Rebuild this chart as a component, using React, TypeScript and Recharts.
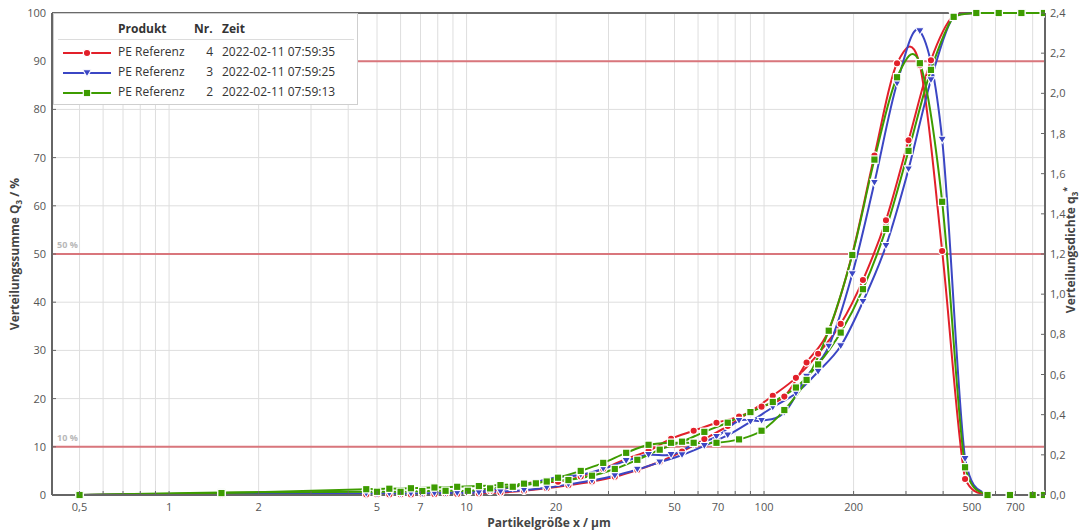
import React from 'react';
import { LineChart, Line, XAxis, YAxis, CartesianGrid, ReferenceLine, Legend } from 'recharts';

const FONT = '"Open Sans", "Noto Sans", sans-serif';

/* Partikelgrößen (µm): Q3 an Klassenobergrenzen, q3* an Klassenmitten */
const sizesSum = [0.5, 1.5, 4.6, 5.5, 6.5, 7.8, 9.3, 11, 13, 15.6, 18.6, 22, 26.4, 31.5, 37.5, 44.6, 53, 63, 75.5, 90, 107, 128, 152, 181, 215, 257, 306, 364, 434, 517, 615, 733, 873];
const sizesDens = [0.5, 1.5, 5.0, 6.0, 7.1, 8.5, 10.1, 12, 14.3, 17.1, 20.3, 24.2, 28.8, 34.4, 40.9, 48.7, 58, 69.2, 82.4, 98.1, 117, 139, 165, 198, 235, 280, 334, 397, 474, 564, 671, 800, 873];

// Nr. 4 (rot)
const sum4 = [0, 0.1, 0.1, 0.1, 0.12, 0.15, 0.2, 0.3, 0.5, 0.9, 1.4, 2.0, 2.8, 3.8, 5.2, 6.9, 9.0, 11.6, 14.3, 17.3, 20.6, 24.3, 29.3, 35.5, 44.6, 57.0, 73.6, 90.2, 99.6, 100, 100, 100, 100];
const dens4 = [0, 0.005, 0.002, 0.002, 0.005, 0.007, 0.013, 0.02, 0.04, 0.066, 0.066, 0.092, 0.13, 0.18, 0.22, 0.28, 0.32, 0.36, 0.39, 0.44, 0.49, 0.66, 0.82, 1.2, 1.69, 2.15, 2.14, 1.215, 0.08, 0, 0, 0, 0];
// Nr. 3 (blau)
const sum3 = [0, 0.2, 0.3, 0.3, 0.3, 0.35, 0.4, 0.5, 0.7, 1.0, 1.5, 2.2, 3.0, 4.0, 5.3, 6.8, 8.3, 10.2, 12.4, 15.2, 18.2, 21.1, 25.6, 30.9, 40.1, 51.7, 67.6, 86.1, 99.4, 100, 100, 100, 100];
const dens3 = [0, 0.004, 0.003, 0.004, 0.006, 0.008, 0.015, 0.025, 0.04, 0.065, 0.09, 0.1, 0.13, 0.17, 0.2, 0.2, 0.25, 0.29, 0.37, 0.37, 0.41, 0.59, 0.74, 1.1, 1.555, 2.05, 2.31, 1.77, 0.18, 0, 0, 0, 0];
// Nr. 2 (grün)
const sum2 = [0, 0.4, 1.2, 1.3, 1.4, 1.55, 1.7, 1.85, 2.05, 2.35, 2.8, 3.1, 4.0, 5.4, 7.3, 9.4, 11.06, 13.1, 15.0, 17.2, 19.3, 22.3, 27.1, 33.7, 42.7, 55.2, 71.4, 88.2, 99.2, 100, 100, 100, 100];
const dens2 = [0, 0.012, 0.016, 0.016, 0.02, 0.021, 0.021, 0.033, 0.041, 0.058, 0.086, 0.12, 0.16, 0.21, 0.25, 0.26, 0.26, 0.26, 0.277, 0.32, 0.423, 0.573, 0.818, 1.195, 1.67, 2.08, 2.15, 1.46, 0.138, 0, 0, 0, 0];

const products = ['PE Referenz', 'PE Referenz', 'PE Referenz'];
const numbers = [4, 3, 2];
const times = ['2022-02-11 07:59:35', '2022-02-11 07:59:25', '2022-02-11 07:59:13'];
const colors = ['#e2202a', '#3b46c4', '#3d9c00'];
const shapes = ['circle', 'triangle', 'square'];

const xGrid = [0.5, 0.6, 0.7, 0.8, 0.9, 1, 2, 3, 4, 5, 6, 7, 8, 9, 10, 20, 30, 40, 50, 60, 70, 80, 90, 100, 200, 300, 400, 500, 600, 700, 800];
const xLabeled = [0.5, 1, 2, 5, 7, 10, 20, 50, 70, 100, 200, 500, 700];
const sumTicks = [0, 10, 20, 30, 40, 50, 60, 70, 80, 90, 100];
const densTicks = [0, 0.2, 0.4, 0.6, 0.8, 1, 1.2, 1.4, 1.6, 1.8, 2, 2.2, 2.4];
const refLevels = [10, 50, 90];

const rows = (xs: number[], ys: number[]) => xs.map((x, i) => ({ x, y: ys[i] }));
const series = [
  { sum: rows(sizesSum, sum4), dens: rows(sizesDens, dens4) },
  { sum: rows(sizesSum, sum3), dens: rows(sizesDens, dens3) },
  { sum: rows(sizesSum, sum2), dens: rows(sizesDens, dens2) },
];

// Catmull-Rom, Kontrollpunkte optional auf den Wertebereich begrenzt (kein Überschwingen unter 0 / über 100 %)
const makeCurve = (clampTop: boolean) => (context: any) => {
  let pts: number[][] = [];
  return {
    areaStart() {},
    areaEnd() {},
    lineStart() { pts = []; },
    point(x: number, y: number) { pts.push([+x, +y]); },
    lineEnd() {
      if (!pts.length) return;
      const lo = clampTop ? Math.min(...pts.map((p) => p[1])) : -Infinity;
      const hi = Math.max(...pts.map((p) => p[1]));
      const cl = (v: number) => Math.max(lo, Math.min(hi, v));
      context.moveTo(pts[0][0], pts[0][1]);
      for (let i = 0; i < pts.length - 1; i++) {
        const a = pts[Math.max(0, i - 1)], b = pts[i], c = pts[i + 1], d = pts[Math.min(pts.length - 1, i + 2)];
        context.bezierCurveTo(
          b[0] + (c[0] - a[0]) / 6, cl(b[1] + (c[1] - a[1]) / 6),
          c[0] - (d[0] - b[0]) / 6, cl(c[1] - (d[1] - b[1]) / 6),
          c[0], c[1]
        );
      }
    },
  };
};
const sumCurve = makeCurve(true);
const densCurve = makeCurve(false);

function Marker({ shape, cx, cy, color }: { shape: string; cx: number; cy: number; color: string }) {
  if (shape === 'circle') return <circle cx={cx} cy={cy} r={3.7} fill={color} stroke="#fff" strokeWidth={1.3} />;
  if (shape === 'triangle')
    return <path d={`M${cx - 4.3},${cy - 3.3}L${cx + 4.3},${cy - 3.3}L${cx},${cy + 3.9}Z`} fill={color} stroke="#fff" strokeWidth={1.1} />;
  return <rect x={cx - 3.7} y={cy - 3.7} width={7.4} height={7.4} fill={color} stroke="#fff" strokeWidth={1.2} />;
}

const dotFor = (i: number) => (p: any) =>
  p.cx == null ? <g key={`e${p.index}`} /> : <Marker key={`m${p.index}`} shape={shapes[i]} cx={p.cx} cy={p.cy} color={colors[i]} />;

const XTick = ({ x, payload }: any) => {
  const v = payload.value;
  return (
    <g>
      <line x1={x} x2={x} y1={495} y2={491} stroke="#666" strokeWidth={1} />
      {xLabeled.includes(v) && (
        <text x={x} y={511} textAnchor="middle" fontSize={11} fill="#555" fontFamily={FONT}>
          {String(v).replace('.', ',')}
        </text>
      )}
    </g>
  );
};

const LeftTick = ({ y, payload }: any) => (
  <g>
    <line x1={52} x2={56} y1={y} y2={y} stroke="#666" />
    <text x={46} y={y + 4} textAnchor="end" fontSize={11} fill="#555" fontFamily={FONT}>{payload.value}</text>
  </g>
);

const RightTick = ({ y, payload }: any) => (
  <g>
    <line x1={1041} x2={1045} y1={y} y2={y} stroke="#666" />
    <text x={1050} y={y + 4} textAnchor="start" fontSize={11} fill="#555" fontFamily={FONT}>
      {Number(payload.value).toFixed(1).replace('.', ',')}
    </text>
  </g>
);

const yOf = (v: number) => 495 - v * 4.82;

function LegendBox() {
  const cell: React.CSSProperties = { position: 'absolute', lineHeight: '16px', whiteSpace: 'nowrap' };
  return (
    <div style={{ position: 'relative', width: 305, height: 92, background: '#fff', border: '1px solid #cfcfcf', boxSizing: 'border-box', fontFamily: FONT, fontSize: 12, color: '#333' }}>
      <div style={{ ...cell, left: 64, top: 7, fontWeight: 700 }}>Produkt</div>
      <div style={{ ...cell, left: 140, top: 7, fontWeight: 700 }}>Nr.</div>
      <div style={{ ...cell, left: 168, top: 7, fontWeight: 700 }}>Zeit</div>
      <div style={{ position: 'absolute', left: 4, right: 3, top: 25, borderTop: '1px solid #dcdcdc' }} />
      {products.map((name, i) => (
        <React.Fragment key={i}>
          <svg style={{ position: 'absolute', left: 9, top: 31 + i * 20 }} width={50} height={16}>
            <line x1={0} x2={48} y1={8} y2={8} stroke={colors[i]} strokeWidth={2} />
            <Marker shape={shapes[i]} cx={24} cy={8} color={colors[i]} />
          </svg>
          <div style={{ ...cell, left: 64, top: 30 + i * 20 }}>{name}</div>
          <div style={{ ...cell, left: 136, width: 23, textAlign: 'right', top: 30 + i * 20 }}>{numbers[i]}</div>
          <div style={{ ...cell, left: 168, top: 30 + i * 20 }}>{times[i]}</div>
        </React.Fragment>
      ))}
    </div>
  );
}

export default function App() {
  return (
    <div style={{ position: 'absolute', left: 0, top: 0, width: 1084, height: 531, background: '#fff', fontFamily: FONT }}>
      <LineChart width={1084} height={531} margin={{ top: 13, right: 0, bottom: 0, left: 0 }}>
        <CartesianGrid xAxisId="x" yAxisId="q" stroke="#dedede" strokeWidth={1} />
        <XAxis
          xAxisId="x"
          type="number"
          dataKey="x"
          scale="log"
          domain={[0.404, 880]}
          allowDataOverflow
          ticks={xGrid}
          interval={0}
          height={36}
          tickLine={false}
          axisLine={{ stroke: '#666', strokeWidth: 2 }}
          tick={<XTick />}
          label={() => (
            <text x={549} y={527} textAnchor="middle" fontSize={12} fontWeight={700} fill="#444" fontFamily={FONT}>
              Partikelgröße x / µm
            </text>
          )}
        />
        <YAxis
          yAxisId="q"
          orientation="left"
          width={52}
          domain={[0, 100]}
          ticks={sumTicks}
          interval={0}
          tickLine={false}
          axisLine={{ stroke: '#666', strokeWidth: 2 }}
          tick={<LeftTick />}
          label={() => (
            <text x={19} y={254} transform="rotate(-90 19 254)" textAnchor="middle" fontSize={12} fontWeight={700} fill="#444" fontFamily={FONT}>
              Verteilungssumme Q<tspan fontSize={8} dy={3}>3</tspan><tspan dy={-3}> / %</tspan>
            </text>
          )}
        />
        <YAxis
          yAxisId="d"
          orientation="right"
          width={39}
          domain={[0, 2.4]}
          ticks={densTicks}
          interval={0}
          tickLine={false}
          axisLine={{ stroke: '#666', strokeWidth: 2 }}
          tick={<RightTick />}
          label={() => (
            <text x={1075} y={250} transform="rotate(-90 1075 250)" textAnchor="middle" fontSize={12} fontWeight={700} fill="#444" fontFamily={FONT}>
              Verteilungsdichte q<tspan fontSize={8} dy={3}>3</tspan><tspan fontSize={9} dy={-8}>*</tspan>
            </text>
          )}
        />
        <ReferenceLine xAxisId="x" yAxisId="q" y={100} stroke="#6a6a6a" strokeWidth={2} />
        {refLevels.map((v) => (
          <ReferenceLine
            key={v}
            xAxisId="x"
            yAxisId="q"
            y={v}
            stroke="#d9767c"
            strokeWidth={2}
            label={() => (
              <text x={57} y={yOf(v) - 6} fontSize={9} fontWeight={700} fill="#b8b8b8" fontFamily={FONT}>
                {v} %
              </text>
            )}
          />
        ))}
        {series.map((s, i) => [
          <Line
            key={`d${i}`}
            xAxisId="x"
            yAxisId="d"
            data={s.dens}
            dataKey="y"
            type={densCurve as any}
            stroke={colors[i]}
            strokeWidth={2}
            dot={dotFor(i)}
            activeDot={false}
            legendType="none"
            isAnimationActive={false}
          />,
          <Line
            key={`s${i}`}
            xAxisId="x"
            yAxisId="q"
            data={s.sum}
            dataKey="y"
            type={sumCurve as any}
            stroke={colors[i]}
            strokeWidth={2}
            dot={dotFor(i)}
            activeDot={false}
            legendType="none"
            isAnimationActive={false}
          />,
        ])}
        <Legend
          layout="horizontal"
          verticalAlign="middle"
          align="center"
          wrapperStyle={{ left: 53, top: 13, width: 305, height: 92 }}
          content={() => <LegendBox />}
        />
      </LineChart>
    </div>
  );
}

+ + + + +

§ **AIM OF THE EXERCISE**: Reproduce the material above from its first line through the line containing "671, 800, 873];", both ends included, and skip every picture.

§ **OUTPUT FOR THIS TASK**:
Rebuild this chart as a component, using React, TypeScript and Recharts.
import React from 'react';
import { LineChart, Line, XAxis, YAxis, CartesianGrid, ReferenceLine, Legend } from 'recharts';

const FONT = '"Open Sans", "Noto Sans", sans-serif';

/* Partikelgrößen (µm): Q3 an Klassenobergrenzen, q3* an Klassenmitten */
const sizesSum = [0.5, 1.5, 4.6, 5.5, 6.5, 7.8, 9.3, 11, 13, 15.6, 18.6, 22, 26.4, 31.5, 37.5, 44.6, 53, 63, 75.5, 90, 107, 128, 152, 181, 215, 257, 306, 364, 434, 517, 615, 733, 873];
const sizesDens = [0.5, 1.5, 5.0, 6.0, 7.1, 8.5, 10.1, 12, 14.3, 17.1, 20.3, 24.2, 28.8, 34.4, 40.9, 48.7, 58, 69.2, 82.4, 98.1, 117, 139, 165, 198, 235, 280, 334, 397, 474, 564, 671, 800, 873];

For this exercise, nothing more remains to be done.